Sir Alex Ferguson has always been in the limelight.

Ferguson is now 67 after 24 years at United — he began badly but since the 1990s he has mopped up cups and league success in Europe and won a greater number of fans in a rebuilt, larger stadium — through the efforts of Ryan Giggs, still playing, Eric Cantona, another unpredictable man now making films instead of goals and Cristiano Ronaldo, perhaps better than the late George Best.

Ronaldo’s departure for Spain has heralded a dip in the United fortunes with the result that a third of the way through the season United trail Chelsea, losing by narrow margins that Ronaldo might have turned into wins.

But back to the clever Fergie. He seems to be rude about referees all the time until the old rule for journalists that dog bites man is not a story is being applied. (I notice that no referees turn down his games, or return his insults. It may tell you something about referees; I am not sure.)

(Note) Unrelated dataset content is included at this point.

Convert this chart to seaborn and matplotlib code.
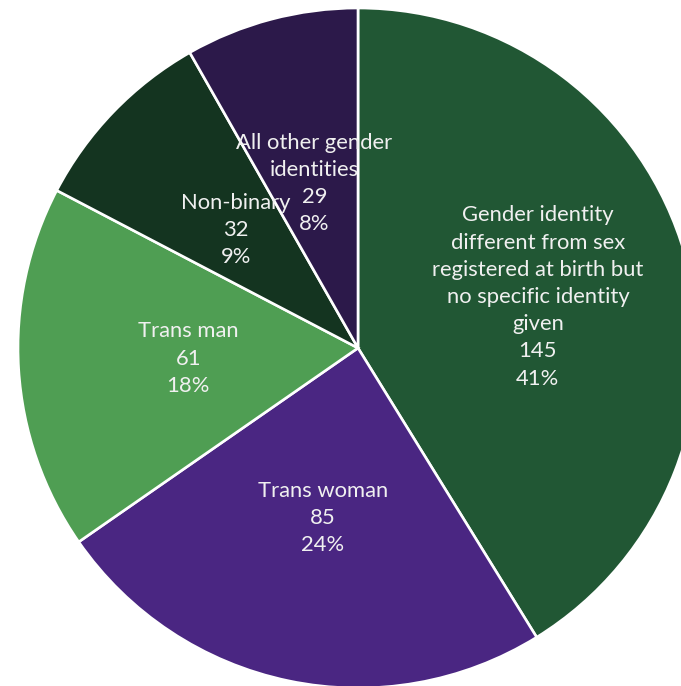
import numpy as np
import matplotlib
matplotlib.use("Agg")
import matplotlib.pyplot as plt
import seaborn as sns

categories = [
    "Gender identity\ndifferent from sex\nregistered at birth but\nno specific identity\ngiven",
    "Trans woman",
    "Trans man",
    "Non-binary",
    "All other gender\nidentities",
]
counts = [145, 85, 61, 32, 29]
percent_labels = ["41%", "24%", "18%", "9%", "8%"]
slice_colors = ["#215734", "#4A2682", "#4F9E53", "#143420", "#2C194A"]
label_radius = [0.55, 0.51, 0.50, 0.50, 0.50]

sns.set_theme(style="white")
plt.rcParams["font.family"] = ["Lato", "DejaVu Sans"]

fig = plt.figure(figsize=(6.81, 6.86), dpi=100)
ax = fig.add_axes([0, 0, 1, 1])

palette = sns.color_palette(slice_colors)
wedges, _ = ax.pie(
    counts,
    colors=palette,
    startangle=90,
    counterclock=False,
    radius=1.0,
    wedgeprops=dict(edgecolor="white", linewidth=1.9),
)

for w, cat, n, pct, r in zip(wedges, categories, counts, percent_labels, label_radius):
    mid = np.deg2rad((w.theta1 + w.theta2) / 2)
    x, y = r * np.cos(mid), r * np.sin(mid)
    ax.text(x, y, f"{cat}\n{n}\n{pct}", ha="center", va="center",
            color="#F0F0F0", fontsize=15.8, linespacing=1.45)

# Pie centre sits left of and above the figure centre, so the circle is
# clipped at the right and bottom edges.
ax.set_xlim(-358 / 340, (681 - 358) / 340)
ax.set_ylim(-(686 - 348) / 340, 348 / 340)
ax.set_aspect("auto")
ax.axis("off")

fig.savefig("out.png", dpi=100, facecolor="white")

So long ago — around 1968 I guess — that I can hardly remember the circumstances I had to meet him in a small flat not far from the Rangers ground.

There must have been some controversy — it is never far from Alex as he was then — but he opened the door to me and asked, almost immediately: “How much am I being paid for this?”

I had not been in that job long but we were rehearsed in the answer. “I’m afraid we don’t pay for stories,” I said. “If you agreed to see me under the impression there was a payment involved I can go now without having the interview.”

There was a brief silence while he absorbed the reply. “No, no,” he said. ”Carry on. It’s fine.”

We had the interview, the story appeared and for years I thought no more of the incident. But when I tried to get in touch with him again he did not return my call.

Since then Sir Alex Ferguson has become a mighty man in sport, a commanding figure in football around the world, the owner of race horses, consulted by the Labour government at times about the best way to get their point of view across.

Certainly he is the one “Fergie” held in the highest esteem.